Otomobil, 20. yüzyılın en dönüştürücü icatlarından biridir. Sadece bir ulaşım aracı olmaktan öte, bireysel özgürlüğün, ekonomik gelişmenin ve sosyal değişimin simgesi haline gelmiştir. İnsanlık tarihinin seyrini değiştiren bu icadın, gelişimi, etkileri ve geleceği hakkında derinlemesine bir inceleme yapacağız.
Otomobilin ortaya çıkışı, uzun ve karmaşık bir sürecin sonucu olmuştur. Buhar gücüyle çalışan ilk deneysel araçlardan, benzinli motorlu otomobillere geçiş, daha verimli ve güvenilir motorların geliştirilmesiyle mümkün olmuştur.
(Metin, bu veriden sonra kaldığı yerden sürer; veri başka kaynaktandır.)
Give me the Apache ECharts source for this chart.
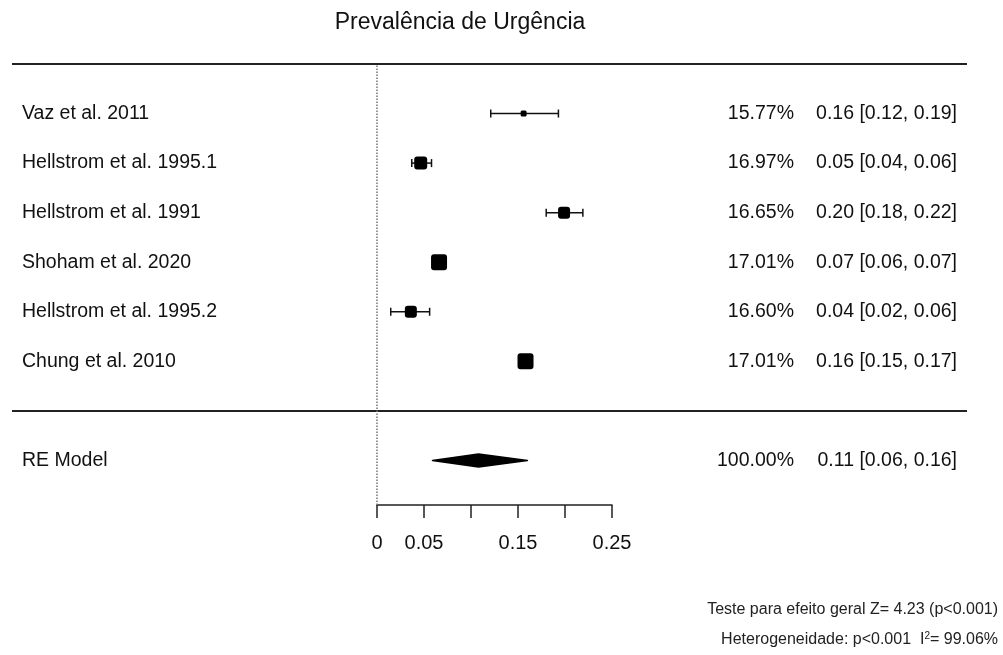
<!DOCTYPE html>
<html>
<head>
<meta charset="utf-8">
<script src="https://cdn.jsdelivr.net/npm/echarts@6/dist/echarts.min.js"></script>
<style>html,body{margin:0;padding:0;background:#fff}#c{width:1003px;height:655px}</style>
</head>
<body>
<div id="c"></div>
<script>
const studies = ['Vaz et al. 2011','Hellstrom et al. 1995.1','Hellstrom et al. 1991','Shoham et al. 2020','Hellstrom et al. 1995.2','Chung et al. 2010'];
const estimates = [0.156, 0.0465, 0.199, 0.066, 0.036, 0.158];
const lowers    = [0.121, 0.037, 0.180, 0.061, 0.0146, 0.152];
const uppers    = [0.193, 0.058, 0.219, 0.071, 0.056, 0.165];
const weights   = ['15.77%','16.97%','16.65%','17.01%','16.60%','17.01%'];
const estTexts  = ['0.16 [0.12, 0.19]','0.05 [0.04, 0.06]','0.20 [0.18, 0.22]','0.07 [0.06, 0.07]','0.04 [0.02, 0.06]','0.16 [0.15, 0.17]'];
const reModel   = {name:'RE Model', est:0.108, lo:0.059, hi:0.160, weight:'100.00%', text:'0.11 [0.06, 0.16]'};
const tickLabels = ['0','0.05','','0.15','','0.25'];
// marker box sizes (style, px)
const boxPx = [6, 13, 12, 16, 12, 16];

const FONT = '"Liberation Sans", Arial, sans-serif';
const k = studies.length;
const rowOf = i => k - i;

function leftLabel(v){
  if (v >= 1 && v <= k) return studies[k - v];
  if (v === -1) return reModel.name;
  return '';
}
function rightLabel(v){
  if (v >= 1 && v <= k) return '{p|' + weights[k - v] + '}{e|' + estTexts[k - v] + '}';
  if (v === -1) return '{p|' + reModel.weight + '}{e|' + reModel.text + '}';
  return '';
}

const studyData = studies.map((s,i)=>[estimates[i], lowers[i], uppers[i], rowOf(i), boxPx[i]]);

const chart = echarts.init(document.getElementById('c'), null, {renderer:'canvas'});
chart.setOption({
  animation:false,
  backgroundColor:'#fff',
  textStyle:{fontFamily:FONT},
  graphic:[
    {type:'text', style:{text:'Prevalência de Urgência', x:460, y:23, fontSize:23, fontFamily:FONT, fill:'#111', textAlign:'center', textVerticalAlign:'middle'}},
    {type:'text', style:{text:'Teste para efeito geral Z= 4.23 (p<0.001)', x:998, y:610, fontSize:16, fontFamily:FONT, fill:'#222', textAlign:'right', textVerticalAlign:'middle'}},
    {type:'text', style:{rich:{sup:{fontSize:10, verticalAlign:'top', fill:'#222', padding:[0,0,8,0]}, n:{fontSize:16, fill:'#222'}}, text:'{n|Heterogeneidade: p<0.001  I}{sup|2}{n|= 99.06%}', x:998, y:640, fontSize:16, fontFamily:FONT, fill:'#222', textAlign:'right', textVerticalAlign:'middle'}}
  ],
  grid:[
    {left:12, right:36, top:64, bottom:145},
    {left:377, width:235, top:64, bottom:150}
  ],
  xAxis:[
    {gridIndex:0, type:'value', min:0, max:1, show:false},
    {gridIndex:1, type:'value', min:0, max:0.25, interval:0.05, position:'bottom',
     axisLine:{show:true, onZero:false, lineStyle:{color:'#222', width:1.5}},
     axisTick:{show:true, length:13, lineStyle:{color:'#222', width:1.5}},
     axisLabel:{show:true, margin:28, fontSize:20, color:'#111', fontFamily:FONT, formatter:(v,i)=>tickLabels[i]},
     splitLine:{show:false}}
  ],
  yAxis:[
    {gridIndex:0, type:'value', min:-2, max:7, interval:1, position:'left',
     axisLine:{show:false}, axisTick:{show:false}, splitLine:{show:false},
     axisLabel:{show:true, inside:true, margin:10, fontSize:19.5, color:'#111', fontFamily:FONT, formatter:leftLabel}},
    {gridIndex:0, type:'value', min:-2, max:7, interval:1, position:'right',
     axisLine:{show:false}, axisTick:{show:false}, splitLine:{show:false},
     axisLabel:{show:true, inside:true, margin:10, color:'#111', fontFamily:FONT, formatter:rightLabel,
       rich:{p:{width:80, align:'right', fontSize:19.5, color:'#111', fontFamily:FONT}, e:{width:163, align:'right', fontSize:19.5, color:'#111', fontFamily:FONT}}}},
    {gridIndex:1, type:'value', min:-1.9, max:7, show:false}
  ],
  series:[
    {type:'line', xAxisIndex:0, yAxisIndex:0, data:[], silent:true,
     markLine:{silent:true, symbol:'none', label:{show:false},
       lineStyle:{color:'#222', width:2, type:'solid'},
       data:[{yAxis:7},{yAxis:0}]}},
    {type:'line', xAxisIndex:1, yAxisIndex:2, data:[], silent:true,
     markLine:{silent:true, symbol:'none', label:{show:false},
       lineStyle:{color:'#777', width:1.5, type:'dotted'},
       data:[{xAxis:0}]}},
    {type:'custom', xAxisIndex:1, yAxisIndex:2, clip:false, silent:true, data:studyData,
     renderItem:function(params, api){
       const est=api.value(0), lo=api.value(1), hi=api.value(2), row=api.value(3), sz=api.value(4);
       const c=api.coord([est,row]), a=api.coord([lo,row]), b=api.coord([hi,row]);
       const cap=4, st={stroke:'#111', lineWidth:1.5};
       return {type:'group', children:[
         {type:'line', shape:{x1:a[0],y1:a[1],x2:b[0],y2:b[1]}, style:st},
         {type:'line', shape:{x1:a[0],y1:a[1]-cap,x2:a[0],y2:a[1]+cap}, style:st},
         {type:'line', shape:{x1:b[0],y1:b[1]-cap,x2:b[0],y2:b[1]+cap}, style:st},
         {type:'rect', shape:{x:c[0]-sz/2, y:c[1]-sz/2, width:sz, height:sz, r:Math.min(3, sz/4)}, style:{fill:'#000'}}
       ]};
     }},
    {type:'custom', xAxisIndex:1, yAxisIndex:2, clip:false, silent:true, data:[[reModel.est, reModel.lo, reModel.hi, -1]],
     renderItem:function(params, api){
       const est=api.value(0), lo=api.value(1), hi=api.value(2), row=api.value(3);
       const c=api.coord([est,row]), a=api.coord([lo,row]), b=api.coord([hi,row]);
       const h=6.5;
       return {type:'polygon', shape:{points:[[a[0],a[1]],[c[0],c[1]-h],[b[0],b[1]],[c[0],c[1]+h]]}, style:{fill:'#000', stroke:'#000', lineWidth:1.5, lineJoin:'round'}};
     }}
  ]
});
</script>
</body>
</html>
Karl Benz’in 1886’da ürettiği Patent-Motorwagen, genellikle ilk pratik otomobil olarak kabul edilirken, Henry Ford’un seri üretim bandını icat etmesiyle otomobiller daha ulaşılabilir ve yaygın hale geldi. Ford’un Model T, otomobilin sadece zenginler için değil, orta sınıf için de bir ulaşım aracı haline gelmesini sağladı ve 20. yüzyılın başlarında kitlesel otomobil kültürünün temelini attı.
Otomobilin toplum üzerindeki etkisi inkâr edilemez. Şehirlerin planlanması, kırsal alanlarla kentler arasındaki bağın güçlenmesi, turizmin gelişmesi, emek piyasasının değişimi ve kültürel alışkanlıkların dönüşümü, otomobilin direkt veya endirekt sonuçları arasında yer almaktadır. Otomobil, insanların daha hızlı ve daha uzak mesafelere seyahat etmelerini sağlayarak, küreselleşmenin hızlanmasında önemli bir rol oynamıştır. Aynı zamanda, yeni iş alanları yaratmış ve ekonomik büyümeyi teşvik etmiştir. Öte yandan, kentsel yayılmaya, trafik sıkışıklığına ve hava kirliliğine de neden olarak, çevresel sorunların artmasında önemli bir etken olmuştur.
Ancak otomobilin etkileri sadece fiziksel alanda sınırlı kalmamıştır. Otomobil, kimlik ve statüyle de yakından ilişkilidir. Sahip olunan otomobilin markası ve modeli, bir bireyin sosyal statüsünü, zevklerini ve hayat tarzını yansıtabilir. Otomobil kültürü, yarışlar, otomobil gösterileri ve modifiye araçlar gibi çeşitli faaliyetleri de içermektedir. Bu kültürel unsurlar, otomobillerin sadece ulaşım araçları olmadığını, aynı zamanda toplumsal kimliğin ve ifade biçimlerinin önemli bir parçası olduğunu göstermektedir.
Teknolojik gelişmeler, otomobilleri sürekli olarak dönüştürmektedir. Hibrit ve elektrikli otomobillerin giderek yaygınlaşması, çevre sorunlarına karşı bir çözüm sunmaktadır. Otonom sürüş sistemleri ise, gelecekte ulaşımın nasıl olacağını yeniden şekillendirme potansiyeline sahiptir. Bağlantılı araçlar ve akıllı ulaşım sistemleri, trafik yönetimini iyileştirerek trafik sıkışıklığını azaltmayı hedeflemektedir. Bu teknolojik gelişmeler, hem ulaşımın verimliliğini hem de güvenliğini artırmayı amaçlamaktadır.
Sonuç olarak, otomobil insanlık tarihi için oldukça önemli bir icat olmuştur. Toplumsal, ekonomik ve çevresel açılardan derinlemesine etkileri olan bu araç, sürekli olarak gelişmekte ve dönüşmektedir. Gelecekte, sürdürülebilirlik ve otonom sürüş teknolojilerinin yaygınlaşmasıyla otomobilin rolü ve işlevi daha da evrimleşerek değişecektir. Otomobilin, hem bireysel yaşamlarımızı hem de toplumsal yapımızı şekillendirmeye devam edeceği kesindir. Bu yüzden, otomobilin geçmişini, bugünü ve geleceğini anlamak, dünyayı daha iyi anlamak için elzemdir.